### REQUIRED TASK:
Can you output the material exactly as written, minus any pictures it holds?

### STORED DATA:
— begin —

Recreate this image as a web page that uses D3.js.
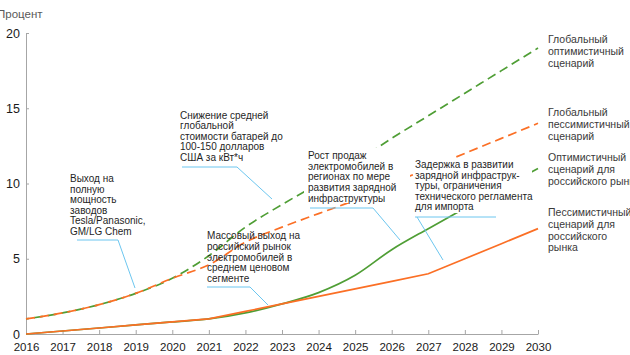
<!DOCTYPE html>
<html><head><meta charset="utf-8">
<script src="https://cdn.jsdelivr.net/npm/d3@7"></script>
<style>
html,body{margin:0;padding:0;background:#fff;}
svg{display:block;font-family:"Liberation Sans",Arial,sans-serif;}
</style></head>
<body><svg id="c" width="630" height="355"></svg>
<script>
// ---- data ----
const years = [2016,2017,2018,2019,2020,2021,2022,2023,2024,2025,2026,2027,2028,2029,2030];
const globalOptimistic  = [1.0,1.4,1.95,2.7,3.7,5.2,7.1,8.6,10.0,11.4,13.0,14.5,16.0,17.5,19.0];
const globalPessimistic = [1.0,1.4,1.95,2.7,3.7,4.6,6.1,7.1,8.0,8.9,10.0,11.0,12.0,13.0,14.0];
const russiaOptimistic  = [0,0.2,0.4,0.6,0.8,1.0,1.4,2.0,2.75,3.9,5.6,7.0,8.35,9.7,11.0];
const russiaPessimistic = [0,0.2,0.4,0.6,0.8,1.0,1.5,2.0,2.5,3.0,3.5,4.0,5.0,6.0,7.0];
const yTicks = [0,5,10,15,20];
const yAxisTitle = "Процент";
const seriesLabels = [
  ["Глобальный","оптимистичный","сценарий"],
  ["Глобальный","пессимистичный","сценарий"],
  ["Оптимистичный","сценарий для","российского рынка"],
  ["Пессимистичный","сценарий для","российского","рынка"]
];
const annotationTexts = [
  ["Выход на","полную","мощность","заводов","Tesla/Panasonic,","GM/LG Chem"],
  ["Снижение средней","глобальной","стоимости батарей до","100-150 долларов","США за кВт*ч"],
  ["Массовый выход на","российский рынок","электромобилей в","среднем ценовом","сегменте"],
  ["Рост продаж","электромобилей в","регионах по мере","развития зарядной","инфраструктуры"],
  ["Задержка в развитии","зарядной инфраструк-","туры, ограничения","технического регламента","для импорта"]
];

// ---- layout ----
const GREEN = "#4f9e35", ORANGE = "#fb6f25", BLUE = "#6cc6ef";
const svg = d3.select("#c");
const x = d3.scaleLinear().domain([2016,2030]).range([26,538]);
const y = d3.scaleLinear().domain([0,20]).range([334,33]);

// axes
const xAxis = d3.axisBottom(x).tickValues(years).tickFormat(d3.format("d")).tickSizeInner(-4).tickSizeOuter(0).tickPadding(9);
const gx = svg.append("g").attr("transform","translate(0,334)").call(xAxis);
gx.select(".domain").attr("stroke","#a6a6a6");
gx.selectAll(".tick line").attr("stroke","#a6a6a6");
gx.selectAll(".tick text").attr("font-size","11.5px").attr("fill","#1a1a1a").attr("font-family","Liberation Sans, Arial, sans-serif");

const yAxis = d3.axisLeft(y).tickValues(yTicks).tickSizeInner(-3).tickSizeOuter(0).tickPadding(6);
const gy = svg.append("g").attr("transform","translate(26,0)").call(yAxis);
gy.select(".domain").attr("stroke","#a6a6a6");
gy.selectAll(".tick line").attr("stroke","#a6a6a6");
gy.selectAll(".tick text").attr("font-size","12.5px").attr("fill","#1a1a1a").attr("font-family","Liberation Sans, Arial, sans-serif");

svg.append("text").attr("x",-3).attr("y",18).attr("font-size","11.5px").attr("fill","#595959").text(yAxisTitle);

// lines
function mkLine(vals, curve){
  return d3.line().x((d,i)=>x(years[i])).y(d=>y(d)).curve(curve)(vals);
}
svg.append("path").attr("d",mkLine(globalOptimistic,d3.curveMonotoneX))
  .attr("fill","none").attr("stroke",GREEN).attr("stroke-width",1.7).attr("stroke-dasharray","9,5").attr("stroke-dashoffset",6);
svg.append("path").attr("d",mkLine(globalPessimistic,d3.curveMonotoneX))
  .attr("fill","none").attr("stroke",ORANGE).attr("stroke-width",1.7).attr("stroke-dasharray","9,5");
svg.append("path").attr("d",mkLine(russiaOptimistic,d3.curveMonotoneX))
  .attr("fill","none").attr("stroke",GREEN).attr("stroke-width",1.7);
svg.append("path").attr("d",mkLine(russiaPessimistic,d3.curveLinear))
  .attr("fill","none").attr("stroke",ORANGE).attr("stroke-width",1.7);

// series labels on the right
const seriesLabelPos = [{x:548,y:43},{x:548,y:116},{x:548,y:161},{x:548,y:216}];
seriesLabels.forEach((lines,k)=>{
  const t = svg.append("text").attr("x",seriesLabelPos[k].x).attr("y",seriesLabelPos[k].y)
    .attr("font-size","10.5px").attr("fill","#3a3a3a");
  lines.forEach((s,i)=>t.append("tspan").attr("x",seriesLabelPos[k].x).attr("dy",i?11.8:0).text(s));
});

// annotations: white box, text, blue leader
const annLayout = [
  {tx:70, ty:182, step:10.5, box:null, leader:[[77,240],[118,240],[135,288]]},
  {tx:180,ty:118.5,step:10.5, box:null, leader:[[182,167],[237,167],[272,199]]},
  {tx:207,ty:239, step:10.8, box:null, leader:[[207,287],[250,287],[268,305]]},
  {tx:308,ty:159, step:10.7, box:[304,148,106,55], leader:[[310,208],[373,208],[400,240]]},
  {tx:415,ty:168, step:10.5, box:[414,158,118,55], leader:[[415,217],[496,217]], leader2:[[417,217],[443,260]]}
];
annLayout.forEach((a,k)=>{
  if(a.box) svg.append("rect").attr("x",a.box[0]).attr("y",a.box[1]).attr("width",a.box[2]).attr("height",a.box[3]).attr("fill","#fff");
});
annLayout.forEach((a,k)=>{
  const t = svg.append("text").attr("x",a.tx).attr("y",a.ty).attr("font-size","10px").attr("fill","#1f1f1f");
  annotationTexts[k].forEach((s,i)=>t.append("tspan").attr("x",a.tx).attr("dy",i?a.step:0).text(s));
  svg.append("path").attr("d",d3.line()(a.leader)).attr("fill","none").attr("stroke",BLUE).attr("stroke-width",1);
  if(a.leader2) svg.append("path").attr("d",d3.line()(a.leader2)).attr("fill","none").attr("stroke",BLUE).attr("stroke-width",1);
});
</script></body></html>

— end —

### THE REPLY:
Recreate this image as a web page that uses D3.js.
<!DOCTYPE html>
<html><head><meta charset="utf-8">
<script src="https://cdn.jsdelivr.net/npm/d3@7"></script>
<style>
html,body{margin:0;padding:0;background:#fff;}
svg{display:block;font-family:"Liberation Sans",Arial,sans-serif;}
</style></head>
<body><svg id="c" width="630" height="355"></svg>
<script>
// ---- data ----
const years = [2016,2017,2018,2019,2020,2021,2022,2023,2024,2025,2026,2027,2028,2029,2030];
const globalOptimistic  = [1.0,1.4,1.95,2.7,3.7,5.2,7.1,8.6,10.0,11.4,13.0,14.5,16.0,17.5,19.0];
const globalPessimistic = [1.0,1.4,1.95,2.7,3.7,4.6,6.1,7.1,8.0,8.9,10.0,11.0,12.0,13.0,14.0];
const russiaOptimistic  = [0,0.2,0.4,0.6,0.8,1.0,1.4,2.0,2.75,3.9,5.6,7.0,8.35,9.7,11.0];
const russiaPessimistic = [0,0.2,0.4,0.6,0.8,1.0,1.5,2.0,2.5,3.0,3.5,4.0,5.0,6.0,7.0];
const yTicks = [0,5,10,15,20];
const yAxisTitle = "Процент";
const seriesLabels = [
  ["Глобальный","оптимистичный","сценарий"],
  ["Глобальный","пессимистичный","сценарий"],
  ["Оптимистичный","сценарий для","российского рынка"],
  ["Пессимистичный","сценарий для","российского","рынка"]
];
const annotationTexts = [
  ["Выход на","полную","мощность","заводов","Tesla/Panasonic,","GM/LG Chem"],
  ["Снижение средней","глобальной","стоимости батарей до","100-150 долларов","США за кВт*ч"],
  ["Массовый выход на","российский рынок","электромобилей в","среднем ценовом","сегменте"],
  ["Рост продаж","электромобилей в","регионах по мере","развития зарядной","инфраструктуры"],
  ["Задержка в развитии","зарядной инфраструк-","туры, ограничения","технического регламента","для импорта"]
];

// ---- layout ----
const GREEN = "#4f9e35", ORANGE = "#fb6f25", BLUE = "#6cc6ef";
const svg = d3.select("#c");
const x = d3.scaleLinear().domain([2016,2030]).range([26,538]);
const y = d3.scaleLinear().domain([0,20]).range([334,33]);

// axes
const xAxis = d3.axisBottom(x).tickValues(years).tickFormat(d3.format("d")).tickSizeInner(-4).tickSizeOuter(0).tickPadding(9);
const gx = svg.append("g").attr("transform","translate(0,334)").call(xAxis);
gx.select(".domain").attr("stroke","#a6a6a6");
gx.selectAll(".tick line").attr("stroke","#a6a6a6");
gx.selectAll(".tick text").attr("font-size","11.5px").attr("fill","#1a1a1a").attr("font-family","Liberation Sans, Arial, sans-serif");

const yAxis = d3.axisLeft(y).tickValues(yTicks).tickSizeInner(-3).tickSizeOuter(0).tickPadding(6);
const gy = svg.append("g").attr("transform","translate(26,0)").call(yAxis);
gy.select(".domain").attr("stroke","#a6a6a6");
gy.selectAll(".tick line").attr("stroke","#a6a6a6");
gy.selectAll(".tick text").attr("font-size","12.5px").attr("fill","#1a1a1a").attr("font-family","Liberation Sans, Arial, sans-serif");

svg.append("text").attr("x",-3).attr("y",18).attr("font-size","11.5px").attr("fill","#595959").text(yAxisTitle);

// lines
function mkLine(vals, curve){
  return d3.line().x((d,i)=>x(years[i])).y(d=>y(d)).curve(curve)(vals);
}
svg.append("path").attr("d",mkLine(globalOptimistic,d3.curveMonotoneX))
  .attr("fill","none").attr("stroke",GREEN).attr("stroke-width",1.7).attr("stroke-dasharray","9,5").attr("stroke-dashoffset",6);
svg.append("path").attr("d",mkLine(globalPessimistic,d3.curveMonotoneX))
  .attr("fill","none").attr("stroke",ORANGE).attr("stroke-width",1.7).attr("stroke-dasharray","9,5");
svg.append("path").attr("d",mkLine(russiaOptimistic,d3.curveMonotoneX))
  .attr("fill","none").attr("stroke",GREEN).attr("stroke-width",1.7);
svg.append("path").attr("d",mkLine(russiaPessimistic,d3.curveLinear))
  .attr("fill","none").attr("stroke",ORANGE).attr("stroke-width",1.7);

// series labels on the right
const seriesLabelPos = [{x:548,y:43},{x:548,y:116},{x:548,y:161},{x:548,y:216}];
seriesLabels.forEach((lines,k)=>{
  const t = svg.append("text").attr("x",seriesLabelPos[k].x).attr("y",seriesLabelPos[k].y)
    .attr("font-size","10.5px").attr("fill","#3a3a3a");
  lines.forEach((s,i)=>t.append("tspan").attr("x",seriesLabelPos[k].x).attr("dy",i?11.8:0).text(s));
});

// annotations: white box, text, blue leader
const annLayout = [
  {tx:70, ty:182, step:10.5, box:null, leader:[[77,240],[118,240],[135,288]]},
  {tx:180,ty:118.5,step:10.5, box:null, leader:[[182,167],[237,167],[272,199]]},
  {tx:207,ty:239, step:10.8, box:null, leader:[[207,287],[250,287],[268,305]]},
  {tx:308,ty:159, step:10.7, box:[304,148,106,55], leader:[[310,208],[373,208],[400,240]]},
  {tx:415,ty:168, step:10.5, box:[414,158,118,55], leader:[[415,217],[496,217]], leader2:[[417,217],[443,260]]}
];
annLayout.forEach((a,k)=>{
  if(a.box) svg.append("rect").attr("x",a.box[0]).attr("y",a.box[1]).attr("width",a.box[2]).attr("height",a.box[3]).attr("fill","#fff");
});
annLayout.forEach((a,k)=>{
  const t = svg.append("text").attr("x",a.tx).attr("y",a.ty).attr("font-size","10px").attr("fill","#1f1f1f");
  annotationTexts[k].forEach((s,i)=>t.append("tspan").attr("x",a.tx).attr("dy",i?a.step:0).text(s));
  svg.append("path").attr("d",d3.line()(a.leader)).attr("fill","none").attr("stroke",BLUE).attr("stroke-width",1);
  if(a.leader2) svg.append("path").attr("d",d3.line()(a.leader2)).attr("fill","none").attr("stroke",BLUE).attr("stroke-width",1);
});
</script></body></html>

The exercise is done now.